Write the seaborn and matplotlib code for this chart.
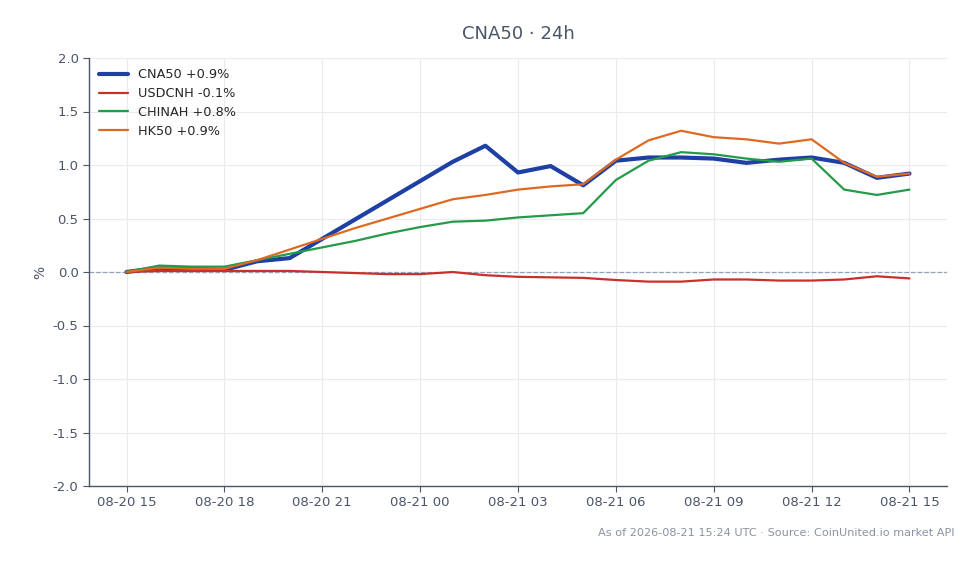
import pandas as pd
import numpy as np
import matplotlib
matplotlib.use("Agg")
import matplotlib.pyplot as plt
import matplotlib.dates as mdates
import seaborn as sns

# hourly points, 08-20 15:00 -> 08-21 15:00
hours = pd.date_range("2026-08-20 15:00", "2026-08-21 15:00", freq="h")

cna50 = [0.00, 0.04, 0.03, 0.02, 0.10, 0.13, 0.31, 0.49, 0.67, 0.85, 1.03, 1.18, 0.93,
         0.99, 0.81, 1.04, 1.07, 1.07, 1.06, 1.02, 1.05, 1.07, 1.02, 0.88, 0.92]
usdcnh = [0.00, 0.01, 0.01, 0.01, 0.01, 0.01, 0.00, -0.01, -0.02, -0.02, 0.00, -0.03, -0.045,
          -0.05, -0.055, -0.075, -0.09, -0.09, -0.07, -0.07, -0.08, -0.08, -0.07, -0.04, -0.06]
chinah = [0.00, 0.06, 0.05, 0.05, 0.11, 0.17, 0.23, 0.29, 0.36, 0.42, 0.47, 0.48, 0.51,
          0.53, 0.55, 0.86, 1.04, 1.12, 1.10, 1.06, 1.03, 1.06, 0.77, 0.72, 0.77]
hk50 = [0.00, 0.04, 0.03, 0.03, 0.11, 0.21, 0.31, 0.41, 0.50, 0.59, 0.68, 0.72, 0.77,
        0.80, 0.82, 1.05, 1.23, 1.32, 1.26, 1.24, 1.20, 1.24, 1.02, 0.89, 0.92]

series = {
    "CNA50 +0.9%": (cna50, "#1e3fa3", 3.0),
    "USDCNH -0.1%": (usdcnh, "#c9302c", 1.6),
    "CHINAH +0.8%": (chinah, "#239b48", 1.6),
    "HK50 +0.9%": (hk50, "#de6a22", 1.6),
}

sns.set_style("whitegrid")
plt.rcParams["font.family"] = ["DejaVu Sans"]

fig = plt.figure(figsize=(9.79, 5.64), dpi=100)
ax = fig.add_axes([89 / 979, 1 - 486 / 564, (947 - 89) / 979, (486 - 58) / 564])

ax.axhline(0, color="#94a0b4", linestyle="--", linewidth=0.9, zorder=1.5)

for name, (vals, color, lw) in series.items():
    df = pd.DataFrame({"time": hours, "pct": vals})
    sns.lineplot(data=df, x="time", y="pct", ax=ax, color=color, linewidth=lw, label=name,
                 zorder=3)

pad = pd.Timedelta(minutes=69)
ax.set_xlim(hours[0] - pad, hours[-1] + pad)
ax.set_ylim(-2.0, 2.0)
ax.set_yticks(np.arange(-2.0, 2.01, 0.5))
ax.yaxis.set_major_formatter(matplotlib.ticker.FormatStrFormatter("%.1f"))
ax.xaxis.set_major_locator(mdates.HourLocator(byhour=[0, 3, 6, 9, 12, 15, 18, 21]))
ax.xaxis.set_major_formatter(mdates.DateFormatter("%m-%d %H"))

ax.grid(True, color="#e8ebef", linewidth=0.8)
for side in ["top", "right"]:
    ax.spines[side].set_visible(False)
for side in ["left", "bottom"]:
    ax.spines[side].set_color("#4a5568")
    ax.spines[side].set_linewidth(1.0)
ax.tick_params(axis="both", colors="#4a5568", labelsize=9.5, length=4, width=0.8,
               bottom=True, left=True)
ax.set_xlabel("")
ax.set_ylabel("%", color="#4a5568", fontsize=10)
ax.set_title("CNA50 · 24h", color="#4a5568", fontsize=13, pad=14)

leg = ax.legend(loc="upper left", frameon=False, fontsize=9.3, handlelength=2.2,
                borderaxespad=0.4, labelspacing=0.45)

fig.text(955 / 979, 1 - 533 / 564, "As of 2026-08-21 15:24 UTC · Source: CoinUnited.io market API",
         ha="right", va="center", fontsize=8.1, color="#8a93a3")

fig.savefig("out.png", dpi=100)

### Exercise aim
Find the lines holding "seaborn" and list every one.

### Result of the exercise
Write the seaborn and matplotlib code for this chart.
import seaborn as sns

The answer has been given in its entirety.